Eliminating bureaucracy while demonstrating competence
Does this sound familiar?
You are doing an internal audit next week and there are any number of unresolved, undesirable events per vessel, which have not been closed. Other possible problems have many tell tale signs but there was no report. For example:
- Fuel has leaked from a weld in the main engine service tank. The report says the tank has leaked for over eight months but it was not reported as a safety hazard. What is the root cause? What is the remedy? Why is it the report outstanding?
- An engine stoppage has never been mentioned as an undesired event, but the engine and deck log mentions it, and there is a massive purchase order associated with it. There is no report, no risk analysis, and no root cause analysis to be found. These were probably done, but there is no mention of it in any formal report.
- Measures have been taken to mitigate risk in a variety of circumstances. There were many e-mails and many remedial action items unaccompanied by reports, but none are reported as either defects or non conformances in any related report.
Clearly the reporting of undesired events seems like extra work, so events are often unreported. Reports often fail to keep up with events.One reason this is the case is that reporting forms do not reflect a person''s natural thinking strategies in resolving undesired events.
Urgent occurrences requiring immediate corporate co-ordination
- No matter how urgent a report is, even one that requires immediate action, there is no guarantee that the report will reach the right people in time. An engine stoppage report, for example, may not reach the operations and technical manager until the next day.

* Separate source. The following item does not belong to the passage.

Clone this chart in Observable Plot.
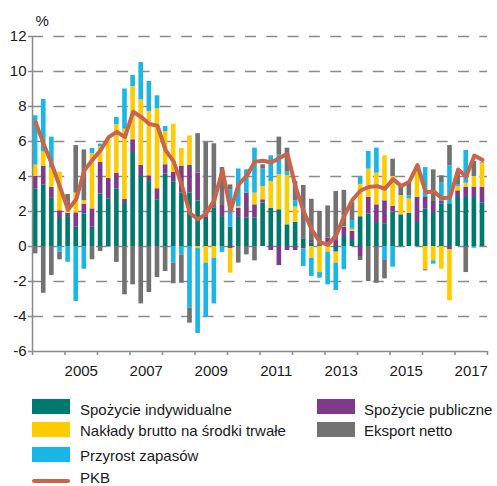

- The discussions needed to arrive at a good plan of action occur on the phone or in peripheral communications such as e-mail, because trying to have them within a document will slow down the discussion. So, risk mitigation measures are discussed in meetings, or in e-mails, but during these conversations, accessing the entire experience of the organization is typically not part of the process. Every problem is dealt with without any systematic reference to what went on before. The experience gained from important events is not recorded in any one place. Naturally, there is no benefit to a user to consult a system for help that contains no previous experiences.
- Some proposed remedies for this involve discussions and root cause investigations, where participants may not want to express their views in permanent records.
What we want from reporting and event lifecycle
- Fast co-ordination and quick resolution
- The right people involved
- Transparency and co-ordination of efforts to resolve problems
- A database of experiences of undesired events to help us to avoid them in the future
- Corporate experiences need to find less experienced staff at the time of need
- An experience database that builds up as we work, not through extra work
- No bureaucratic processes
There are solutions to all these problems
- Quick reporting: The reports that need to reach people very quickly warrant phone calls. This is justified overhead, and is an effort people are used to making.
- Simple initial reports: Initial reports need to be simple and easy to complete. Completing them should not require any more than a 30-second narrative specifying the processes that will fail immediately if some resolution is not found. People like masters and engineers, are normally too busy to spend more than a very short time writing, indexing, and sending the report.
- Keeping the right people informed: Reports primarily exist to announce an event to the right people and to track the resolution of a problem.
- Need discussions: Discussions need to be independent of the report. A report is intended for keeping track of the event lifecycle, not for the tracking of discussions.
The following types of discussion need to be linked to each report:
- Attachments of status reports at the time of the event
- Risk discussions linked to the processes that may be in danger if there is further escalation of the event
- Root cause discussions linked to the processes that may be the immediate or potential root cause
- Remedial action discussions linked to the report and the remedial actions being undertaken. Any linking should correspond to how people actually think about finding what processes are at risk or which process seems to be the immediate or root cause.
- Discussions need to be linked to potential processes targeted for risk and root cause analysis. It is more important to know that a missing manufacturer's circular can cause a million dollars of damage, than to know that a manufacturer''s circular was missing because of an office rearrangement. It is more important to record that an injury was caused by a poorly planned lifting process rather than record which body part injured.
- Discussions need to be informal and flexible to achieve coordinated thinking. People should not be expected to have discussions while worrying that every word will be recorded for posterity.
- Discussions and discussion conclusions should be separable. It is only the conclusion that is needed for demonstrating competence and for the gathering of corporate experience.
- Remedial action will inevitably take place as soon as the responsible parties begin to act. The system workflow should not impede the natural process. It should simply make it more transparent to other stakeholders.
- Remedial actions should all be linked to the report.
- All authorized participants should be able to view the current discussions and the remedial actions at all stages.
A byproduct of people's primary work: Information extracted for co-ordination purposes should be a byproduct of what the stakeholders perceive as their primary work. Any extra work to inform others is bureaucracy.
Relevant Information at the time of need: Information delivered for co-ordination purposes must be delivered in an easy to understand manner and at the time of need to right people.